OBJECTIVE:
The exercise asks you to copy every line below in which "this" appears.

DATA LINES:
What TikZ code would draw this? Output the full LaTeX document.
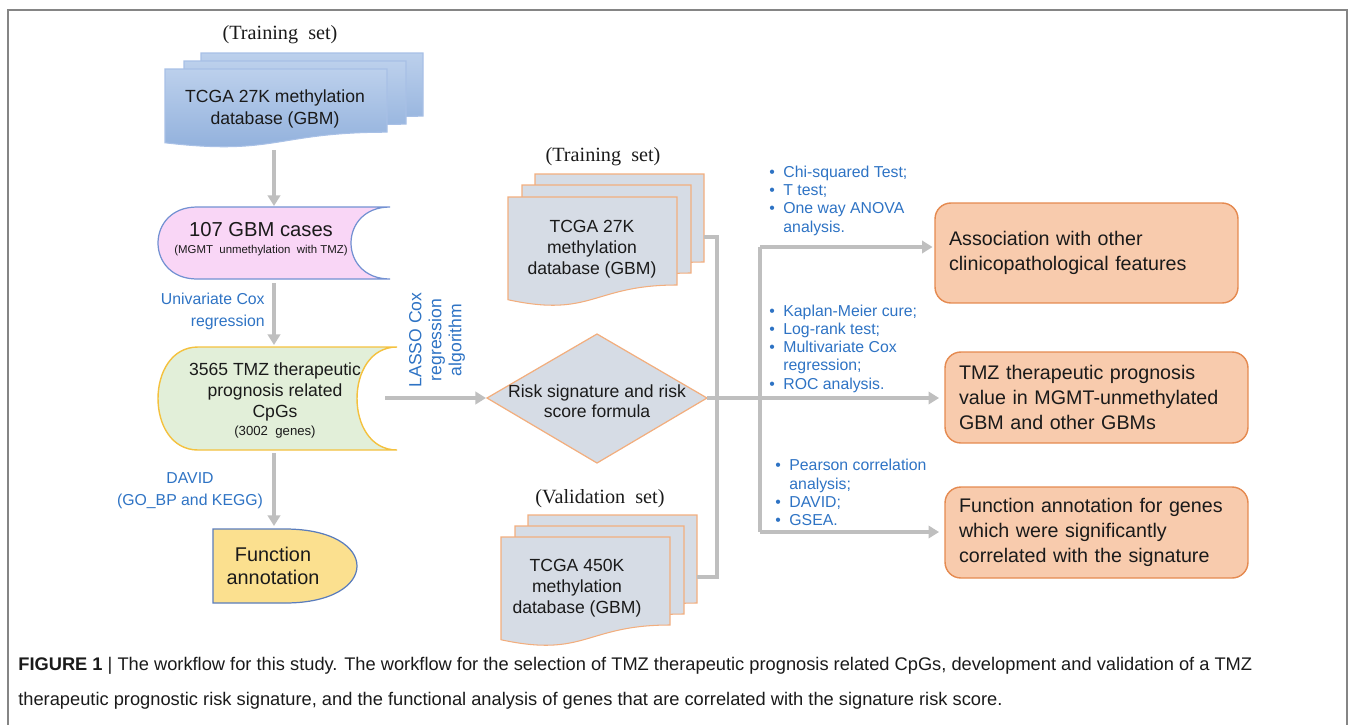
\documentclass[tikz,border=0pt]{standalone}
\usepackage{fontspec}
\setmainfont{Liberation Sans}
\newfontfamily\titlefont{Liberation Serif}
\usetikzlibrary{arrows.meta,calc}

\definecolor{linkgray}{HTML}{BFBFBF}
\definecolor{framegray}{HTML}{858585}
\definecolor{bluetop}{HTML}{BCD0EC}
\definecolor{bluebot}{HTML}{8EAEDB}
\definecolor{blueline}{HTML}{A8C0E6}
\definecolor{grayfill}{HTML}{D6DCE5}
\definecolor{orangeline}{HTML}{F2AE7E}
\definecolor{orangefill}{HTML}{F8CBAD}
\definecolor{orangedark}{HTML}{E58A50}
\definecolor{pinkfill}{HTML}{F9D6F6}
\definecolor{pinkline}{HTML}{7391D2}
\definecolor{greenfill}{HTML}{E2EFD9}
\definecolor{goldline}{HTML}{F4C13E}
\definecolor{yellowfill}{HTML}{FBE08F}
\definecolor{slateline}{HTML}{5B7DBC}
\definecolor{labelblue}{HTML}{2E73C4}
\definecolor{inktext}{HTML}{1A1A1A}

% document page: x, y, width, height, style
\newcommand{\docpage}[5]{%
  \draw[#5] (#1,#2) -- ({#1+#3},#2) -- ({#1+#3},{#2+0.8*#4})
    .. controls ({#1+0.5*#3},{#2+0.8*#4}) and ({#1+0.5*#3},{#2+1.1*#4}) .. (#1,{#2+0.934*#4}) -- cycle;}
% stored data: x0, y0, x1, y1, r, style
\newcommand{\storeddata}[6]{%
  \draw[#6] ({#1+#5},#2) -- (#3,#2)
    .. controls ({#3-1.333*#5},#2) and ({#3-1.333*#5},#4) .. (#3,#4)
    -- ({#1+#5},#4) .. controls ({#1-0.333*#5},#4) and ({#1-0.333*#5},#2) .. cycle;}
\newcommand{\blt}{\makebox[8pt][l]{•}}

\tikzset{
  link/.style={draw=linkgray, line width=2.2pt},
  linkarrow/.style={link, -{Triangle[width=7pt,length=6pt]}},
  bluedoc/.style={draw=blueline, line width=0.6pt, top color=bluetop, bottom color=bluebot},
  graydoc/.style={draw=orangeline, line width=0.6pt, fill=grayfill},
  settitle/.style={font=\titlefont\fontsize{11.5}{13}\selectfont, text=inktext},
  doctext/.style={align=center, text=inktext, inner sep=0pt},
  bluelabel/.style={text=labelblue, inner sep=0pt, font=\fontsize{9}{12.5}\selectfont},
  bluelist/.style={text=labelblue, inner sep=0pt, align=left, font=\fontsize{9}{10.4}\selectfont},
  outbox/.style={draw=orangedark, fill=orangefill, line width=0.8pt, rounded corners=9pt,
    minimum width=6.06cm, text width=5.5cm, align=left, inner sep=0pt, text=inktext,
    font=\fontsize{11.2}{14.2}\selectfont},
}

\begin{document}
\begin{tikzpicture}[x=0.02cm, y=-0.02cm]
  \useasboundingbox (0,0) rectangle (1355,724);

  % frame
  \draw[framegray, line width=1.2pt] (8,740) -- (8,10) -- (1347,10) -- (1347,740);

  % left column
  \node[settitle] (titleA) at (280,35) {(Training\ \ set)};
  \foreach \x/\y in {201/53,184/61,165/69}
    \docpage{\x}{\y}{222}{79}{bluedoc};
  \node[doctext, font=\fontsize{10}{12.5}\selectfont] (tcgaA) at (275,109) {TCGA 27K methylation\\database (GBM)};

  \storeddata{158}{207}{390}{279}{39}{draw=pinkline, fill=pinkfill, line width=0.7pt}
  \node[doctext, font=\fontsize{11.5}{13}\selectfont] (gbm) at (261,230) {107 GBM cases};
  \node[doctext, font=\fontsize{6.5}{8}\selectfont] (gbmnote) at (261,251) {(MGMT\ \ unmethylation\ \ with TMZ)};

  \storeddata{158}{347}{397}{450}{40}{draw=goldline, fill=greenfill, line width=0.8pt}
  \node[doctext, font=\fontsize{10}{11.7}\selectfont] (cpg) at (275,392) {3565 TMZ therapeutic\\prognosis related\\CpGs};
  \node[doctext, font=\fontsize{7.5}{9}\selectfont] (cpgnote) at (275,432) {(3002\ \ genes)};

  \draw[draw=slateline, fill=yellowfill, line width=0.7pt] (213,529) -- (285,529)
    .. controls (381,529) and (381,603) .. (285,603) -- (213,603) -- cycle;
  \node[doctext, font=\fontsize{11.3}{13}\selectfont] (funct) at (273,566) {Function\\annotation};

  \coordinate (tcgaAb) at (274,150);
  \coordinate (gbmT) at (274,206);
  \coordinate (gbmB) at (274,283);
  \coordinate (cpgT) at (274,345);
  \coordinate (cpgB) at (274,453);
  \coordinate (functT) at (274,526);
  \draw[linkarrow] (tcgaAb) -- (gbmT);
  \draw[linkarrow] (gbmB) -- (cpgT);
  \draw[linkarrow] (cpgB) -- (functT);

  \node[bluelabel, align=right, anchor=east] (univ) at (265,311) {Univariate Cox\\regression};
  \node[bluelabel, align=center] (david) at (190,491) {DAVID\\(GO\_BP and KEGG)};

  % middle column
  \node[settitle] (titleB) at (603,157) {(Training\ \ set)};
  \foreach \x/\y in {535/174,522/185,508/197}
    \docpage{\x}{\y}{169}{110}{graydoc};
  \node[doctext, font=\fontsize{10}{12}\selectfont] (tcgaB) at (592,249) {TCGA 27K\\methylation\\database (GBM)};

  \node[settitle] (titleC) at (600,499) {(Validation\ \ set)};
  \foreach \x/\y in {528/515,515/526,501/537}
    \docpage{\x}{\y}{169}{110}{graydoc};
  \node[doctext, font=\fontsize{10}{12}\selectfont] (tcgaC) at (577,588) {TCGA 450K\\methylation\\database (GBM)};

  \draw[draw=orangeline, fill=grayfill, line width=0.7pt] (487,398) -- (597,334) -- (707,398) -- (597,463) -- cycle;
  \node[doctext, font=\fontsize{10}{11.4}\selectfont] (risk) at (597,401) {Risk signature and risk\\score formula};

  \coordinate (cpgR) at (385,398);
  \coordinate (riskW) at (486,398);
  \coordinate (riskE) at (707,398);
  \draw[linkarrow] (cpgR) -- (riskW);
  \node[bluelabel, rotate=90, align=center, font=\fontsize{10}{11.4}\selectfont] (lasso) at (437,340) {LASSO Cox\\regression\\algorithm};

  \coordinate (tcgaBr) at (704,237);
  \coordinate (tcgaCr) at (697,577);
  \coordinate (joinx) at (717,0);
  \draw[link] (tcgaBr) -- (tcgaBr -| joinx) -- (tcgaCr -| joinx) -- (tcgaCr);

  % right column
  \node[outbox, minimum height=2cm] (assoc) at (1086.5,253) {Association with other\\clinicopathological features};
  \node[outbox, minimum height=1.82cm] (prog) at (1096.5,397.5) {TMZ therapeutic prognosis\\value in MGMT-unmethylated\\GBM and other GBMs};
  \node[outbox, minimum height=1.82cm] (genes) at (1096.5,532.5) {Function annotation for genes\\which were significantly\\correlated with the signature};

  \coordinate (busT) at (760,247);
  \coordinate (busB) at (760,532);
  \draw[link] (busT) -- (busB);
  \draw[linkarrow, shorten >=1pt] (busT) -- (busT -| assoc.west);
  \draw[linkarrow, shorten >=3pt] (riskE) -- (riskE -| prog.west);
  \draw[linkarrow, shorten >=3pt] (busB) -- (busB -| genes.west);

  \node[bluelist, anchor=west] (stats) at (769,200.5) {\blt Chi-squared Test;\\\blt T test;\\\blt One way ANOVA\\\hspace*{8pt}analysis.};
  \node[bluelist, anchor=west] (surv) at (769,348.5) {\blt Kaplan-Meier cure;\\\blt Log-rank test;\\\blt Multivariate Cox\\\hspace*{8pt}regression;\\\blt ROC analysis.};
  \node[bluelist, anchor=west] (corr) at (775,492.5) {\blt Pearson correlation\\\hspace*{8pt}analysis;\\\blt DAVID;\\\blt GSEA.};

  % caption
  \node[anchor=west, inner sep=0pt, text=inktext, font=\fontsize{10.4}{12}\selectfont] (cap1) at (18,666)
    {\textbf{FIGURE 1} | The workflow for this study. The workflow for the selection of TMZ therapeutic prognosis related CpGs, development and validation of a TMZ};
  \node[anchor=west, inner sep=0pt, text=inktext, font=\fontsize{10.4}{12}\selectfont] (cap2) at (18,701)
    {therapeutic prognostic risk signature, and the functional analysis of genes that are correlated with the signature risk score.};
\end{tikzpicture}
\end{document}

FINAL ANSWER:
What TikZ code would draw this? Output the full LaTeX document.
    {\textbf{FIGURE 1} | The workflow for this study. The workflow for the selection of TMZ therapeutic prognosis related CpGs, development and validation of a TMZ};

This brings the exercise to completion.